The official name for Jehovah’s Witness is, The Watchtower Bible and Tract Society. They produce two magazines within their circuit: “Awake” and “The Watchtower.” Their Bible version: The New World Translation of the Holy Scriptures (NWT).

Everyone who disagrees with Jehovah Witness’s – especially Christians – are not only wrong but are moral enemies and will be destroyed by Jehovah at Armageddon. Jehova’s Witnesses are tightly controlled by Watchtower headquarters and are constantly told they cannot interpret the Bible for themselves in any way; they must avoid individual thinking; they are never to question the counsel provided by the Watchtower.

Jehovah’s Witnesses are tightly controlled by Watchtower headquarters and are constantly told they cannot interpret the Bible for themselves in any way; they must avoid individual thinking; they are never to question the counsel provided by the Watchtower.

Here is a brief history:

Charles Taze Russell: How it all began

Charles Taze Russell (1852-1916) rejected many views in his church as a teen. Particularly Hell and the Trinity. Adventist teaching told him there was no eternal punishment, so his faith in Scripture was restored but he remained distrustful of churches. By age 18 he formed his own Bible study empathizing Christ’s coming (predicted in 1874). He and Adventists believed it happened in a “spiritual and invisible way.”

In 1879 he parted was with the Adventist and launched the magazine, The Watchtower. He predicted Armageddon in 1914, but WWI started. He died 2 years later.

Joseph F. Rutheford predicted the end would be in 1925. He adopted the name Jehovah’s Witness (from Isaiah 43:10), and invented door-to-door witnessing. He originally said 144,000 people would go to Heaven. But because of overpopulation Rutheford said that everyone who became a Jehovah’s Witness before 1935 would go to Heaven. If you became one after 1935 you can be among the “great crowd” living on earth in a new Paradise after Armageddon and the Millennium.

“New light” – A favorite Jehovah’s Witness term to explain its many changes in doctrine and teaching. Despite wrong predictions, Jehovah’s Witnesses insist they have never made any false prophesies.

Watchtower Bible and Tract Society still operates on the same foundation laid by Russell and say he was the founder but they distance themselves from his theology and writings (except denying the Trinity, Christ’s deity, and Hell as punishment).

Jehovah’s Witness…

1)    Deny the Trinity – “Who ran the universe when Jesus was dead in the grave?”

2)    Deny Christ’s deity – Jehovah is the Almighty God who created Jesus. Then Jesus, the mighty god, created everything else. Jesus was archangel Michael before coming to Earth. He is still archangel Michael.

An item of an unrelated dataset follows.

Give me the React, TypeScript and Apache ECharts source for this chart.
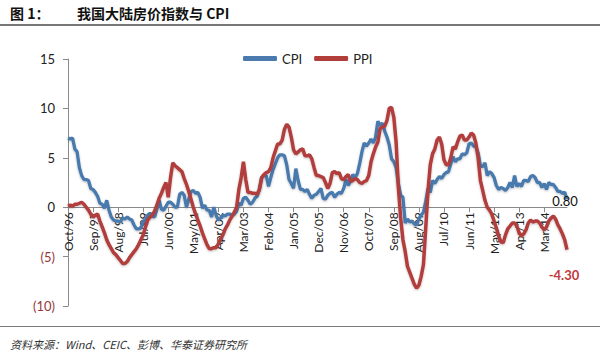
import React, { useEffect, useRef } from "react";
import * as echarts from "echarts";

const START_YEAR = 1996;
const START_MONTH = 9; // Oct (0-based)
const MONTH_NAMES = ["Jan", "Feb", "Mar", "Apr", "May", "Jun", "Jul", "Aug", "Sep", "Oct", "Nov", "Dec"];

// CPI YoY %, Oct 1996 – Jan 2015
const cpi: number[] = [
  7.0, 6.9, 7.0,
  5.9, 5.6, 4.0, 3.2, 2.8, 2.8, 2.7, 1.9, 1.8, 1.5, 1.1, 0.4,
  0.3, -0.1, 0.7, -0.3, -1.0, -1.3, -1.4, -1.4, -1.5, -1.1, -1.2, -1.0,
  -1.2, -1.3, -1.8, -2.2, -2.2, -2.1, -1.4, -1.3, -0.8, -0.6, -0.9, -1.0,
  -0.2, 0.7, -0.2, -0.3, 0.1, 0.5, 0.5, 0.3, 0.0, 0.0, 1.3, 1.5,
  1.2, 0.0, 0.8, 1.6, 1.7, 1.4, 1.5, 1.0, -0.1, 0.2, -0.3, -0.3,
  -1.0, 0.0, -0.8, -1.3, -1.1, -0.8, -0.9, -0.7, -0.7, -0.8, -0.7, -0.4,
  0.4, 0.2, 0.9, 1.0, 0.7, 0.3, 0.5, 0.9, 1.1, 1.8, 3.0, 3.2,
  3.2, 2.1, 3.0, 3.8, 4.4, 5.0, 5.3, 5.3, 5.2, 4.3, 2.8, 2.4,
  1.9, 3.9, 2.7, 1.8, 1.8, 1.6, 1.8, 1.3, 0.9, 1.2, 1.3, 1.6,
  1.9, 0.9, 0.8, 1.2, 1.4, 1.5, 1.0, 1.3, 1.5, 1.4, 1.9, 2.8,
  2.2, 2.7, 3.3, 3.0, 3.4, 4.4, 5.6, 6.5, 6.2, 6.5, 6.9, 6.5,
  7.1, 8.7, 8.3, 8.5, 7.7, 7.1, 6.3, 4.9, 4.6, 4.0, 2.4, 1.2,
  1.0, -1.6, -1.2, -1.5, -1.4, -1.7, -1.8, -1.2, -0.8, -0.5, 0.6, 1.9,
  1.5, 2.7, 2.4, 2.8, 3.1, 2.9, 3.3, 3.5, 3.6, 4.4, 5.1, 4.6,
  4.9, 4.9, 5.4, 5.3, 5.5, 6.4, 6.5, 6.2, 6.1, 5.5, 4.2, 4.1,
  4.5, 3.2, 3.6, 3.4, 3.0, 2.2, 1.8, 2.0, 1.9, 1.7, 2.0, 2.5,
  2.0, 3.2, 2.1, 2.4, 2.1, 2.7, 2.7, 2.6, 3.1, 3.2, 3.0, 2.5,
  2.5, 2.0, 2.4, 1.8, 2.5, 2.3, 2.3, 2.0, 1.6, 1.6, 1.4, 1.5,
  0.8,
];

// PPI YoY %, Oct 1996 – Jan 2015
const ppi: number[] = [
  0.1, 0.2, 0.1,
  0.3, 0.3, 0.4, 0.5, 0.3, 0.0, -0.3, -0.7, -1.0, -0.8, -0.7, -1.4,
  -2.0, -2.6, -3.3, -3.8, -4.2, -4.6, -4.8, -5.1, -5.4, -5.7, -5.7, -5.5,
  -5.1, -4.8, -4.5, -4.2, -3.8, -3.3, -2.8, -2.0, -1.3, -1.0, -0.8, -0.4,
  0.2, 0.9, 1.4, 2.0, 2.5, 1.0, 3.0, 4.5, 4.2, 4.0, 3.8, 3.6,
  2.9, 2.3, 1.6, 0.8, 0.0, -0.7, -1.3, -1.9, -2.6, -3.2, -3.8, -4.2,
  -4.2, -4.1, -4.1, -3.7, -3.2, -2.8, -2.2, -1.8, -1.3, -0.9, -0.5, 0.0,
  1.8, 3.0, 4.6, 2.8, 1.5, 1.5, 1.4, 1.4, 1.3, 1.8, 3.0, 3.3,
  3.5, 3.6, 4.0, 5.0, 5.7, 6.4, 6.4, 6.8, 7.9, 8.4, 8.1, 7.1,
  5.8, 5.4, 5.6, 5.8, 5.9, 5.2, 5.2, 5.3, 4.9, 4.0, 3.2, 3.2,
  3.1, 3.0, 2.5, 1.9, 2.4, 3.5, 3.6, 3.4, 3.5, 2.9, 2.8, 3.1,
  3.3, 2.6, 2.7, 2.9, 2.8, 2.5, 2.4, 2.6, 2.7, 3.2, 4.6, 5.4,
  6.1, 6.6, 8.0, 8.1, 8.2, 8.8, 10.0, 10.1, 9.1, 6.6, 2.0, -1.1,
  -3.3, -4.5, -6.0, -6.6, -7.2, -7.8, -8.2, -7.9, -7.0, -5.8, -2.1, 1.7,
  4.3, 5.4, 5.9, 6.8, 7.1, 6.4, 4.8, 4.3, 4.3, 5.0, 6.1, 5.9,
  6.6, 7.2, 7.3, 6.8, 6.8, 7.1, 7.5, 7.3, 6.5, 5.0, 2.7, 1.7,
  0.7, 0.0, -0.3, -0.7, -1.4, -2.1, -2.9, -3.5, -3.6, -2.8, -2.2, -1.9,
  -1.6, -1.6, -1.9, -2.6, -2.9, -2.7, -2.3, -1.6, -1.3, -1.5, -1.4, -1.4,
  -1.6, -2.0, -2.3, -2.0, -1.4, -1.1, -0.9, -1.2, -1.8, -2.2, -2.7, -3.3,
  -4.3,
];

const categories: string[] = cpi.map((_, i) => {
  const t = START_MONTH + i;
  const m = t % 12;
  const y = START_YEAR + Math.floor(t / 12);
  return `${MONTH_NAMES[m]}/${String(y % 100).padStart(2, "0")}`;
});

const seriesNames = ["CPI", "PPI"];
const yMin = -10;
const yMax = 15;
const yStep = 5;
const titleLabel = "图 1：";
const titleText = "我国大陆房价指数与 CPI";
const sourceText = "资料来源：Wind、CEIC、彭博、华泰证券研究所";

const CPI_COLOR = "#4a7aae";
const PPI_COLOR = "#b23e3c";

const GRID_TOP = 59;
const GRID_BOTTOM = 51;
const CHART_H = 357;

export default function App() {
  const ref = useRef<HTMLDivElement>(null);

  useEffect(() => {
    if (!ref.current) return;
    const chart = echarts.init(ref.current, null, { renderer: "svg" });
    const last = cpi.length - 1;
    const font = "Lato";
    const gridH = CHART_H - GRID_TOP - GRID_BOTTOM;
    const zeroFromBottom = (gridH * (0 - yMin)) / (yMax - yMin);
    const lineShadow = {
      shadowColor: "rgba(0,0,0,0.25)",
      shadowBlur: 2,
      shadowOffsetY: 1,
    };
    chart.setOption({
      animation: false,
      backgroundColor: "#ffffff",
      textStyle: { fontFamily: font },
      grid: { left: 68, right: 40, top: GRID_TOP, bottom: GRID_BOTTOM, containLabel: false },
      legend: {
        data: seriesNames.map((n) => ({ name: n, icon: "roundRect" })),
        left: 238,
        top: 47,
        itemWidth: 34,
        itemHeight: 5,
        itemGap: 12,
        textStyle: { fontFamily: font, fontSize: 13, color: "#222" },
      },
      xAxis: {
        type: "category",
        boundaryGap: false,
        data: categories,
        position: "bottom",
        offset: -zeroFromBottom,
        axisLine: { onZero: false, lineStyle: { color: "#8a8a8a", width: 1 } },
        axisTick: { show: true, interval: 10, length: 5, lineStyle: { color: "#8a8a8a" } },
        axisLabel: {
          interval: 10,
          rotate: 90,
          margin: 5,
          fontFamily: font,
          fontSize: 12,
          color: "#222",
        },
        splitLine: { show: false },
      },
      yAxis: {
        type: "value",
        min: yMin,
        max: yMax,
        interval: yStep,
        axisLine: { show: true, lineStyle: { color: "#8a8a8a", width: 1 } },
        axisTick: { show: true, length: 5, lineStyle: { color: "#8a8a8a" } },
        splitLine: { show: false },
        axisLabel: {
          margin: 13,
          fontFamily: font,
          fontSize: 13,
          color: "#222",
          formatter: (v: number) => (v < 0 ? `{n|(${-v})}` : `${v}`),
          rich: { n: { color: "#93393a", fontFamily: font, fontSize: 13 } },
        },
      },
      series: [
        {
          name: seriesNames[0],
          type: "line",
          data: cpi,
          symbol: "none",
          lineStyle: { color: CPI_COLOR, width: 3.3, ...lineShadow },
          itemStyle: { color: CPI_COLOR },
          markPoint: {
            symbol: "circle",
            symbolSize: 0,
            data: [{ coord: [last, cpi[last]], value: cpi[last] }],
            label: {
              show: true,
              position: "inside",
              offset: [-2, 2],
              formatter: () => cpi[last].toFixed(2),
              fontFamily: font,
              fontSize: 13,
              color: "#111",
            },
          },
        },
        {
          name: seriesNames[1],
          type: "line",
          data: ppi,
          symbol: "none",
          lineStyle: { color: PPI_COLOR, width: 3.5, ...lineShadow },
          itemStyle: { color: PPI_COLOR },
          markPoint: {
            symbol: "circle",
            symbolSize: 0,
            data: [{ coord: [last, ppi[last]], value: ppi[last] }],
            label: {
              show: true,
              position: "inside",
              offset: [-3, 25],
              formatter: () => ppi[last].toFixed(2),
              fontFamily: font,
              fontSize: 13,
              fontWeight: "bold",
              color: "#c0393b",
            },
          },
        },
      ],
      graphic: [
        {
          type: "text",
          left: 10,
          top: 6,
          style: {
            text: titleLabel,
            font: "bold 14px 'Noto Sans CJK SC'",
            fill: "#111",
          },
        },
        {
          type: "text",
          left: 77,
          top: 6,
          style: {
            text: titleText,
            font: "bold 14px 'Noto Sans CJK SC'",
            fill: "#111",
          },
        },
        {
          type: "line",
          shape: { x1: 0, y1: 25, x2: 600, y2: 25 },
          style: { stroke: "#4a4a4a", lineWidth: 1.5 },
        },
        {
          type: "line",
          shape: { x1: 0, y1: 326.5, x2: 600, y2: 326.5 },
          style: { stroke: "#7a7a7a", lineWidth: 1 },
        },
        {
          type: "text",
          left: 10,
          top: 338,
          style: {
            text: sourceText,
            font: "italic 11px 'Noto Sans CJK SC'",
            fill: "#333",
          },
        },
      ],
    });
    return () => chart.dispose();
  }, []);

  return (
    <div
      ref={ref}
      style={{ position: "fixed", left: 0, top: 0, width: 607, height: 357, background: "#fff" }}
    />
  );
}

3)    Deny Jesus’ bodily resurrection – Christ rose as a s spirit that looked like a body. Jehovah does not resurrect bodies, he “re-creates” them. Because body and soul (which are one) have been annihilated at death, God must re-create the “life pattern” of a person and he can easily do this be retrieving that life pattern from his memory.

4)    Deny the Holy Spirit is God – It is an “invisible act or force” that God uses to inspire His servants to do His will. It’s like electricity.

5)    Deny Christ’s full Atonement – They give Christ credit for giving them the opportunity to work for and obey Jehovah – by doing what the Watch Tower Bible and Tract Society teaches.

To be a Jehovah’s Witness means constantly trying to affirm your salvation.

Jehovah’s Witnesses are constantly working for a place in an earthly paradise where they will have everlasting life, but not in the presence of a loving Jehovah God. Instead, they will be ruled by Christ and the 144,000 anointed ones who remain in Heaven throughout eternity to enjoy immortality, as they serve as joint heirs and co-rulers of Jehovah’s glorious theocracy.

The Last Days:

Armageddon will bring about the destruction of 99.9% of mankind. After Armageddon, according to Jehovah’s Witnesses, there will be a time when earth will be repopulated by faithful Jehovah’s Witnesses (who survive Armageddon) and billions of people who are resurrected (re-created from Jehovah’s memory bank). They will be taught truth. In the end, Satan and his demons will tempt people. If people fail they will be cast into the lake of fire and wiped forever from existence.

Jehovah’s Witnesses meet five times a week at Kingdom Hall, a term for church. They do not believe in immortal souls. At death their “life force” goes out of them and they no longer exist.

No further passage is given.